» Short exercise:
Begin with the first line below and retype each line exactly through the line containing "const diffYTicks = [0, 1, 2, 3, 4];". Any pictures are to be left out.

::::

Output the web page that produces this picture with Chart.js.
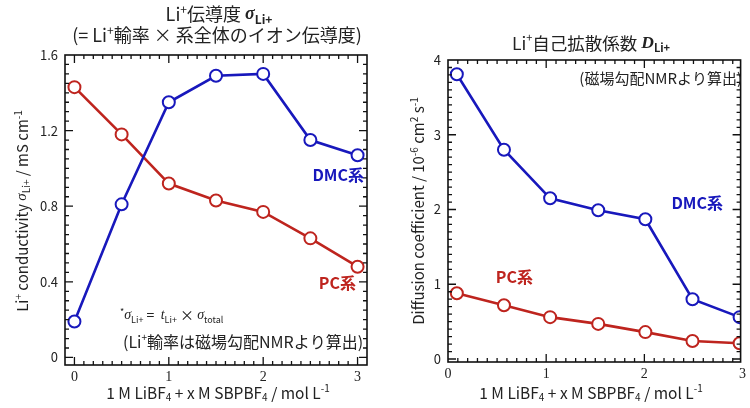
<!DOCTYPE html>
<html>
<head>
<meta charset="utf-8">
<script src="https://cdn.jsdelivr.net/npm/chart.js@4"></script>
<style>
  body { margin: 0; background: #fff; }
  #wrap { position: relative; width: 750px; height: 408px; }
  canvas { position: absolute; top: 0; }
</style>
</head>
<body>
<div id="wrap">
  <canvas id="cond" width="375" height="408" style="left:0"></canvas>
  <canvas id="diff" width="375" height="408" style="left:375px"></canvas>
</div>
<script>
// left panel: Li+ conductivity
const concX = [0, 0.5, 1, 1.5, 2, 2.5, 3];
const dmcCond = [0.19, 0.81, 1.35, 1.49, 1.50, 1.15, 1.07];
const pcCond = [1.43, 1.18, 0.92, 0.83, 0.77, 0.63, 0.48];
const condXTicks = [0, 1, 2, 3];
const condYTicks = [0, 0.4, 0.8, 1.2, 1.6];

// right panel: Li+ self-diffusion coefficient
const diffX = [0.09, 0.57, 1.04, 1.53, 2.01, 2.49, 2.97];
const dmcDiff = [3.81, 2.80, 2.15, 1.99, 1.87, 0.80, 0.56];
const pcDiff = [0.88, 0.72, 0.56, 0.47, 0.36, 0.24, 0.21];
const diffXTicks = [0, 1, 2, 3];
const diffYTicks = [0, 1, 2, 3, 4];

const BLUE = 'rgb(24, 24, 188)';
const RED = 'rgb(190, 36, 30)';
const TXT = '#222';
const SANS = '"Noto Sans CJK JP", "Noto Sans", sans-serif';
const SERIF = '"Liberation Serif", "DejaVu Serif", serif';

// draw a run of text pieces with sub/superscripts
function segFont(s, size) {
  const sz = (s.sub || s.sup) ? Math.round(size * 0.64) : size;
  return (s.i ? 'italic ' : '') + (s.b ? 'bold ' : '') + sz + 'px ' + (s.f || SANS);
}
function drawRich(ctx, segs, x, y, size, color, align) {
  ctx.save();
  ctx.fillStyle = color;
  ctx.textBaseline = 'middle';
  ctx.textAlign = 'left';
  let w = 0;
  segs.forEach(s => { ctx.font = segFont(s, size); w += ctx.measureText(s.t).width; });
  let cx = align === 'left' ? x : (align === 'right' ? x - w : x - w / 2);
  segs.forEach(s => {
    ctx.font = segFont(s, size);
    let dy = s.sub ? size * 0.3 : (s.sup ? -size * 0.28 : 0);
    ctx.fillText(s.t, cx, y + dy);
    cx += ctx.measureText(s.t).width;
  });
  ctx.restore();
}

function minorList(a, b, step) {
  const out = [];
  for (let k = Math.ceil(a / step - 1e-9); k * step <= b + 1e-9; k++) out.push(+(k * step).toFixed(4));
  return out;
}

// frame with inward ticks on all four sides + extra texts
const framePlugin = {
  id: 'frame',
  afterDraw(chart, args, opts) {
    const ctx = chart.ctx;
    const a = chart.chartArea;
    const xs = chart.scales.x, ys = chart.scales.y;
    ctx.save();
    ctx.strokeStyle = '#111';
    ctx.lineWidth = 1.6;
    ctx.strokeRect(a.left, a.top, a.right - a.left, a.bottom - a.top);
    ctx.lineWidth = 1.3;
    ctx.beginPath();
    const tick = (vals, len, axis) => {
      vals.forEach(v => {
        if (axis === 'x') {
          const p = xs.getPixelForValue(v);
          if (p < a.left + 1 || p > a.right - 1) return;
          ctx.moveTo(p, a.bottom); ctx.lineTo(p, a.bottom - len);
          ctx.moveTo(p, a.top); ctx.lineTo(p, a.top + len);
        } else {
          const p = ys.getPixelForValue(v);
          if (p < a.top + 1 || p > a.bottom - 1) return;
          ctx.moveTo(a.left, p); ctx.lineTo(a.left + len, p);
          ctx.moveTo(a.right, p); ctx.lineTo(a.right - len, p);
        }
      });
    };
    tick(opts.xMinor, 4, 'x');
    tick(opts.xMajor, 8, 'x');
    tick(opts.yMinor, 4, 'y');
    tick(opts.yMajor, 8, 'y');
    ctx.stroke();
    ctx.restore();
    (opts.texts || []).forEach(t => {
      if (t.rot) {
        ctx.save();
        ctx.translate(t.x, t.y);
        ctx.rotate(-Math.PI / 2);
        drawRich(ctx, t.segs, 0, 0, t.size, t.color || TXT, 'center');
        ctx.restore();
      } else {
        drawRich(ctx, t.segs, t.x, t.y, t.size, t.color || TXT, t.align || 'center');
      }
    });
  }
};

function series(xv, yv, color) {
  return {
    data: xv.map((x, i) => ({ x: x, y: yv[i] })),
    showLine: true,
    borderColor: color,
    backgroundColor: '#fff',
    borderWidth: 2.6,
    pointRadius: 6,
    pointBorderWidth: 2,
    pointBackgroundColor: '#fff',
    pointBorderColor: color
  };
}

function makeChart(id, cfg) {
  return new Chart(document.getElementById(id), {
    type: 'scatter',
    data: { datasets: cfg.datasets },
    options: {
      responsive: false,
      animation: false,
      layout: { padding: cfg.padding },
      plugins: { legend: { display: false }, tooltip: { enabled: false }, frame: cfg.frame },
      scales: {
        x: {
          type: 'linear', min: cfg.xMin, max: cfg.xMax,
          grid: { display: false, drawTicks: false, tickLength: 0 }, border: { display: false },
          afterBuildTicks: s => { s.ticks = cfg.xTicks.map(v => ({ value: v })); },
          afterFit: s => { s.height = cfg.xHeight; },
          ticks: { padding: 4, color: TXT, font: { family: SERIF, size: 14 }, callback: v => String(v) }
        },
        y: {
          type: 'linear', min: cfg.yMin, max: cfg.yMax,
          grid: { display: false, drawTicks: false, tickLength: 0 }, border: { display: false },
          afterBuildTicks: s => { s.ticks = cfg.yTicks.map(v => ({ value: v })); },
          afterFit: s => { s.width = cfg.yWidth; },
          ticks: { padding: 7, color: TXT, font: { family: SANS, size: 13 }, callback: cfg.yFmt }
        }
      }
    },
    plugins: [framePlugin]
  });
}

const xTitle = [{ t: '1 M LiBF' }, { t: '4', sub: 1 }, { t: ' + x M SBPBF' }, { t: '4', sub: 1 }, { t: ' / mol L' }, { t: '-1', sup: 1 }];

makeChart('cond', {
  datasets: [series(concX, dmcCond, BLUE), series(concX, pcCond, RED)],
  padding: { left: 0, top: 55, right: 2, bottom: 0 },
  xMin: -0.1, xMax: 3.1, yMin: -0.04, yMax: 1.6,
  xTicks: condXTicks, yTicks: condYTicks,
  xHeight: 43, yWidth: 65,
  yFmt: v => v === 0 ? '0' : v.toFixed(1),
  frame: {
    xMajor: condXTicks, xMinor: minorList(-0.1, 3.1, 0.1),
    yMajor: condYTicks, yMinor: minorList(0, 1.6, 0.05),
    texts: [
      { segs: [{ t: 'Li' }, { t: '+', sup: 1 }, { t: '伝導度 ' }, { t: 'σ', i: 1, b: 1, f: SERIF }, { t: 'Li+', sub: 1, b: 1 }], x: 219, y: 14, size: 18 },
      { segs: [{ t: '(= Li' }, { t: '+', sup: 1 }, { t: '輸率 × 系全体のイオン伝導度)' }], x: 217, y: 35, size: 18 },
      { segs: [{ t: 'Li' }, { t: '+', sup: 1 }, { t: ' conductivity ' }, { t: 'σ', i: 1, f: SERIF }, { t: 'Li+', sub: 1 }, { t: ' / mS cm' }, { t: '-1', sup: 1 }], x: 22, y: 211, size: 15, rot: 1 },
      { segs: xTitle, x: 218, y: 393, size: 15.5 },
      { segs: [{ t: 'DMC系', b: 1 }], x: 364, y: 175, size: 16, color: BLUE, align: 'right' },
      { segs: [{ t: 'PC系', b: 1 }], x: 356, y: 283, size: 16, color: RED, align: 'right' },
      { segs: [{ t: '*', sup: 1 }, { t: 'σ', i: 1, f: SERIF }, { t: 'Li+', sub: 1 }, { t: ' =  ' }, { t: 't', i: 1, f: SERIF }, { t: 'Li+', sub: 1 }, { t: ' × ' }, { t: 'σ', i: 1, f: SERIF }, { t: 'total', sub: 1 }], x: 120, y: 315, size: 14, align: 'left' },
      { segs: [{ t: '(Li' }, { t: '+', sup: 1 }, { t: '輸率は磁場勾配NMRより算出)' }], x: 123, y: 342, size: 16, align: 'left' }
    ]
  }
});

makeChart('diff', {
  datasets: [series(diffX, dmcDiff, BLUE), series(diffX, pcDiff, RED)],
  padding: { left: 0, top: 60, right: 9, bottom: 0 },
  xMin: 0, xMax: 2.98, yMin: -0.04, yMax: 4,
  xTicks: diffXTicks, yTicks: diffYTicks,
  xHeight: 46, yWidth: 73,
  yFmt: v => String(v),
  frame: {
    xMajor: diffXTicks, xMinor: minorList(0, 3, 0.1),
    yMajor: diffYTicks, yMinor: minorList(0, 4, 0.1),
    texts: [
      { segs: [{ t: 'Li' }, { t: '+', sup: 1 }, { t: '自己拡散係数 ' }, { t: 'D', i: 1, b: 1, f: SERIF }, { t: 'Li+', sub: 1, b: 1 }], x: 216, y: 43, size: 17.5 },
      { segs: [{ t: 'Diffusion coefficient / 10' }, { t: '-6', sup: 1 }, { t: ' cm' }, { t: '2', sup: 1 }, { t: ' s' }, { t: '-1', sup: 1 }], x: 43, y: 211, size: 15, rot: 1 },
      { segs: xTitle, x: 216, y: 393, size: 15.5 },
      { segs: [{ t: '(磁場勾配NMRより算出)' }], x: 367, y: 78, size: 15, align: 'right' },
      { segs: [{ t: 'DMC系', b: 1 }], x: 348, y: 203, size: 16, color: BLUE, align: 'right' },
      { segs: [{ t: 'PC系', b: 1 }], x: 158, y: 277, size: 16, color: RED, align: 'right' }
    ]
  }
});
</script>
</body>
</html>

::::

» Task answer:
Output the web page that produces this picture with Chart.js.
<!DOCTYPE html>
<html>
<head>
<meta charset="utf-8">
<script src="https://cdn.jsdelivr.net/npm/chart.js@4"></script>
<style>
  body { margin: 0; background: #fff; }
  #wrap { position: relative; width: 750px; height: 408px; }
  canvas { position: absolute; top: 0; }
</style>
</head>
<body>
<div id="wrap">
  <canvas id="cond" width="375" height="408" style="left:0"></canvas>
  <canvas id="diff" width="375" height="408" style="left:375px"></canvas>
</div>
<script>
// left panel: Li+ conductivity
const concX = [0, 0.5, 1, 1.5, 2, 2.5, 3];
const dmcCond = [0.19, 0.81, 1.35, 1.49, 1.50, 1.15, 1.07];
const pcCond = [1.43, 1.18, 0.92, 0.83, 0.77, 0.63, 0.48];
const condXTicks = [0, 1, 2, 3];
const condYTicks = [0, 0.4, 0.8, 1.2, 1.6];

// right panel: Li+ self-diffusion coefficient
const diffX = [0.09, 0.57, 1.04, 1.53, 2.01, 2.49, 2.97];
const dmcDiff = [3.81, 2.80, 2.15, 1.99, 1.87, 0.80, 0.56];
const pcDiff = [0.88, 0.72, 0.56, 0.47, 0.36, 0.24, 0.21];
const diffXTicks = [0, 1, 2, 3];
const diffYTicks = [0, 1, 2, 3, 4];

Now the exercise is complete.